Sarah Oelschig is the author of the new book Unburned: A Slightly Messy, Mostly Honest Guide to Life After Burnout. She is also a coach and a HR director, and she lives in Tennessee.
Q: What inspired you to write Unburned?
A: Honestly, survival instinct. Midway through 2022, I found myself sitting in a Zoom meeting after everyone else had left, hands hovering over the keyboard, completely unable to remember what I was supposed to do next. My lunch that day was Diet Coke, popcorn, and Junior Mints, and I'd been snapping at my daughters and communicating with my husband exclusively in logistics.
I didn't recognize myself anymore. I'd spent my career helping other people navigate burnout (I'm a People Operations leader, it's literally my job), and I still managed to miss it in myself until I was well past the point of no return.

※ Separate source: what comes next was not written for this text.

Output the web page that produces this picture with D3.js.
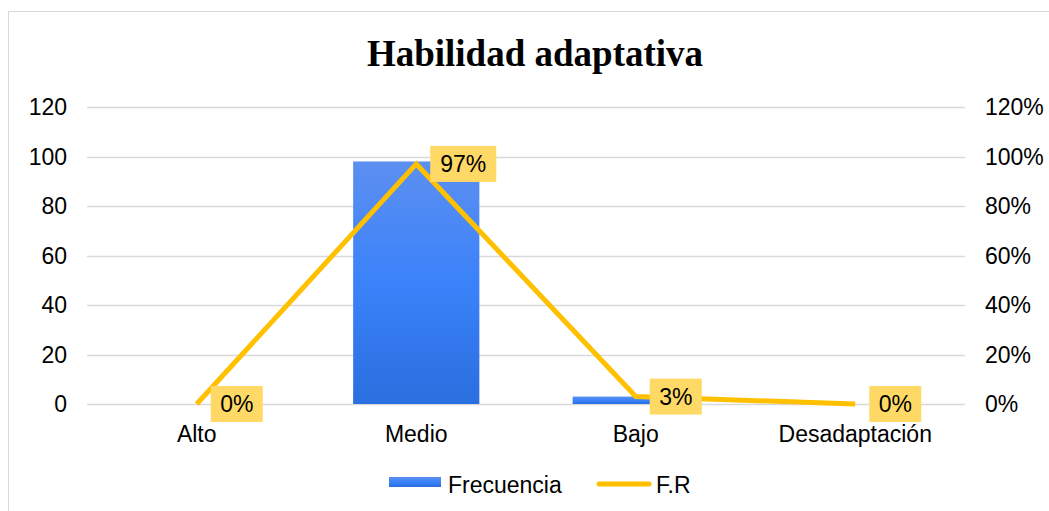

I wrote Unburned because I couldn't find the book I actually needed when I was in it. Most burnout content told me to do yoga and drink more water. I needed someone to tell me the truth about what was happening and what might actually help.
Q: How was the title chosen, and what does it signify for you?
A: The title came from thinking about what recovery actually is and what it isn't. Most people assume that healing from burnout means becoming a new, optimized, better-rested version of yourself.
What I found, and what the research supports, is that recovery is less about transformation and more about reclamation. You're not building something new from the ashes. You're finding out what didn't burn and what's still there underneath everything that got scorched.
Unburned is about that. The parts of you that survived. The things that were always yours, waiting quietly while you were too depleted to reach for them.
Q: What are some of the major causes of burnout today?
A: The World Health Organization defines burnout as an occupational phenomenon – chronic workplace stress that hasn't been successfully managed. I think that's true and incomplete.
As of 2024, 44 percent of U.S. employees report feeling burned out, but so do 50 percent of K-12 teachers, 65 percent of working parents, and 42 percent of healthcare workers.
These aren't people who failed at self-care. They're people living under compounding demands: professional, caregiving, relational, financial, without adequate recovery time, support, or the permission to say no before things get critical.
The bigger cultural culprit is the conflation of availability with value. We've built workplaces and lives that treat exhaustion as a credential, and then we're surprised when people run out of road.
Q: What impact did it have on you to write this book, and what do you hope readers take away from it?
A: Writing it was its own form of recovery, which I did not anticipate. There's something clarifying about having to put language to something you lived through. It forces you to see the shape of it.
I also had to reckon with the fact that I wasn't entirely on the other side of burnout while I was writing it. I took the self-assessment I developed for Chapter 1 and scored a 35 out of 50. That was humbling in a useful way.
As for what I hope readers take away: I want them to finish it and feel less alone, and more importantly, less broken. Burnout makes you forget yourself. The book is an invitation to look again. Not to become someone new, but to reclaim the person who was always in there, buried under a few too many years of putting everything else first.
Q: What are you working on now?
A: I'm running workshops based on the book: a one-hour virtual session for the general public, and a separate workshop for coaches on recognizing and working with burnout in their clients.
I'm also developing articles for publications like Wellbeing Magazine, pulling content from the book's chapters and making it accessible to people who might not know yet that they need it.
The writing continues on Substack, where the newsletter has become a real conversation with readers about what burnout recovery looks like in practice, not just in theory.
The short version: I'm finding out what a book becomes after it exists in the world, which is different and stranger and more interesting than writing it.
Q: Anything else we should know?
A: Just that burnout is not a productivity problem. It's not fixed by a better morning routine or a journaling practice or, with the greatest respect, yoga. It's what happens when a person has been running at full capacity for too long without enough recovery, recognition, or permission to be human.
The research on what actually helps is quieter and smaller than the wellness industry would like: one honest conversation, one thing reclaimed, one week where you take something off your plate instead of adding to it.
I wrote Unburned because I think people deserve the honest version, not the optimized one, and because "you're not broken, you're just buried" is something I needed someone to say to me, and nobody did.